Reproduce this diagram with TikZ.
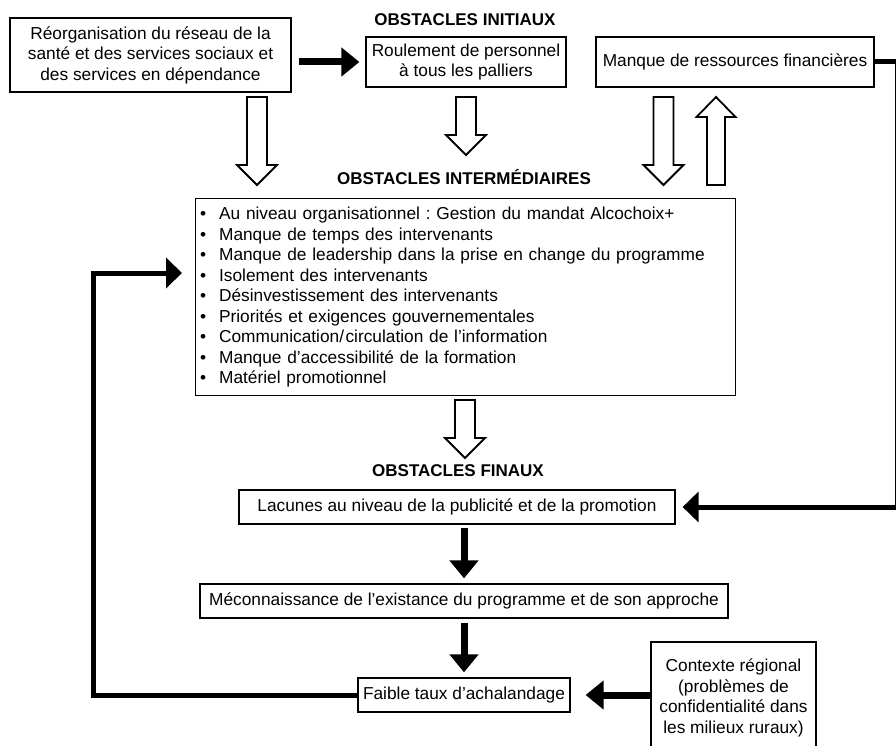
\documentclass[tikz,border=0pt]{standalone}
\usepackage{fontspec}
\setmainfont{Liberation Sans}
\usetikzlibrary{arrows.meta,calc}
\frenchspacing

% fleche creuse vers le bas / vers le haut
\newcommand{\creusebas}[2]{%
  \draw[creuse] let \p1=#1, \p2=#2 in
    (\x1-10pt,\y1) -- (\x1-10pt,\y2+20pt) -- (\x1-20pt,\y2+20pt) -- (\x1,\y2)
    -- (\x1+20pt,\y2+20pt) -- (\x1+10pt,\y2+20pt) -- (\x1+10pt,\y1) -- cycle;}
\newcommand{\creusehaut}[2]{%
  \draw[creuse] let \p1=#1, \p2=#2 in
    (\x1-9pt,\y1) -- (\x1-9pt,\y2-20pt) -- (\x1-19.5pt,\y2-20pt) -- (\x1,\y2)
    -- (\x1+19.5pt,\y2-20pt) -- (\x1+9pt,\y2-20pt) -- (\x1+9pt,\y1) -- cycle;}

\begin{document}
\begin{tikzpicture}[x=1pt, y=-1pt,
  every node/.style={font=\fontsize{17.3}{20.5}\selectfont},
  boite/.style={draw, line width=1.2pt, inner sep=0pt, align=center},
  titre/.style={font=\fontsize{17}{20.5}\selectfont\bfseries},
  fleche/.style={line width=7pt, -{Triangle[width=28pt,length=18pt]}},
  boucle/.style={line width=5pt, -{Triangle[width=30pt,length=16pt]}},
  creuse/.style={line width=1.8pt, line join=miter, fill=white}]
\useasboundingbox (0,0) rectangle (896,746);

% obstacles initiaux
\node[titre] (tinit) at (465,20) {OBSTACLES INITIAUX};
\node[boite, minimum width=281, minimum height=74] (reorg) at (150.5,55)
  {Réorganisation du réseau de la\\santé et des services sociaux et\\des services en dépendance};
\node[boite, minimum width=200, minimum height=50] (roul) at (466,62)
  {Roulement de personnel\\à tous les palliers};
\node[boite, minimum width=278, minimum height=50] (manque) at (735,62)
  {Manque de ressources financières};

\draw[fleche] ($(reorg.east |- roul.west)+(7,0)$) -- ($(roul.west)+(-6,0)$);

\creusebas{(257,97)}{(257,185)}
\creusebas{(466,97)}{(466,155)}
\creusebas{(663.5,97)}{(663.5,185)}
\creusehaut{(716,185)}{(716,97)}

% obstacles intermediaires
\node[titre] (tinter) at (464,177) {OBSTACLES INTERMÉDIAIRES};
\node[boite, anchor=north west, minimum width=540, minimum height=197,
  text width=531, inner xsep=4.5, align=left] (inter) at (195,198)
  {\makebox[19pt][l]{\textbullet}Au niveau organisationnel : Gestion du mandat Alcochoix+\\
   \makebox[19pt][l]{\textbullet}Manque de temps des intervenants\\
   \makebox[19pt][l]{\textbullet}Manque de leadership dans la prise en change du programme\\
   \makebox[19pt][l]{\textbullet}Isolement des intervenants\\
   \makebox[19pt][l]{\textbullet}Désinvestissement des intervenants\\
   \makebox[19pt][l]{\textbullet}Priorités et exigences gouvernementales\\
   \makebox[19pt][l]{\textbullet}Communication/\hspace{1.5pt}circulation de l’information\\
   \makebox[19pt][l]{\textbullet}Manque d’accessibilité de la formation\\
   \makebox[19pt][l]{\textbullet}Matériel promotionnel};

\creusebas{(465,400)}{(465,458)}

% obstacles finaux
\node[titre] (tfin) at (458,471) {OBSTACLES FINAUX};
\node[boite, minimum width=436, minimum height=34] (lacunes) at (457,507)
  {Lacunes au niveau de la publicité et de la promotion};
\node[boite, minimum width=528, minimum height=34] (mecon) at (464,601)
  {Méconnaissance de l’existance du programme et de son approche};
\node[boite, minimum width=212, minimum height=34] (faible) at (464,695)
  {Faible taux d’achalandage};
\node[boite, minimum width=165, minimum height=112] (contexte) at (733.5,698)
  {Contexte régional\\(problèmes de\\confidentialité dans\\les milieux ruraux)};

\draw[fleche] ($(mecon.north |- lacunes.south)+(0,3)$) -- ($(mecon.north)+(0,-5)$);
\draw[fleche] ($(mecon.south)+(0,4)$) -- ($(faible.north)+(0,-5)$);
\draw[fleche] (contexte.west |- faible) -- ($(faible.east)+(15,0)$);

% boucles
\coordinate (droite) at (897,62);
\coordinate (retour) at (93,273);
\draw[boucle] (manque.east) -- (droite) |- ($(lacunes.east)+(7,0)$);
\draw[boucle, shorten >=13pt] (faible.west) -| (retour) -- (inter.west |- retour);
\end{tikzpicture}
\end{document}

—————

AIM OF THE TASK:
Repeat exactly and only the lines from the start of the data above through the line that holds "(0,0) rectangle (896,746);", inclusive. Pictures do not belong in the copy.

FINAL ANSWER:
Reproduce this diagram with TikZ.
\documentclass[tikz,border=0pt]{standalone}
\usepackage{fontspec}
\setmainfont{Liberation Sans}
\usetikzlibrary{arrows.meta,calc}
\frenchspacing

% fleche creuse vers le bas / vers le haut
\newcommand{\creusebas}[2]{%
  \draw[creuse] let \p1=#1, \p2=#2 in
    (\x1-10pt,\y1) -- (\x1-10pt,\y2+20pt) -- (\x1-20pt,\y2+20pt) -- (\x1,\y2)
    -- (\x1+20pt,\y2+20pt) -- (\x1+10pt,\y2+20pt) -- (\x1+10pt,\y1) -- cycle;}
\newcommand{\creusehaut}[2]{%
  \draw[creuse] let \p1=#1, \p2=#2 in
    (\x1-9pt,\y1) -- (\x1-9pt,\y2-20pt) -- (\x1-19.5pt,\y2-20pt) -- (\x1,\y2)
    -- (\x1+19.5pt,\y2-20pt) -- (\x1+9pt,\y2-20pt) -- (\x1+9pt,\y1) -- cycle;}

\begin{document}
\begin{tikzpicture}[x=1pt, y=-1pt,
  every node/.style={font=\fontsize{17.3}{20.5}\selectfont},
  boite/.style={draw, line width=1.2pt, inner sep=0pt, align=center},
  titre/.style={font=\fontsize{17}{20.5}\selectfont\bfseries},
  fleche/.style={line width=7pt, -{Triangle[width=28pt,length=18pt]}},
  boucle/.style={line width=5pt, -{Triangle[width=30pt,length=16pt]}},
  creuse/.style={line width=1.8pt, line join=miter, fill=white}]
\useasboundingbox (0,0) rectangle (896,746);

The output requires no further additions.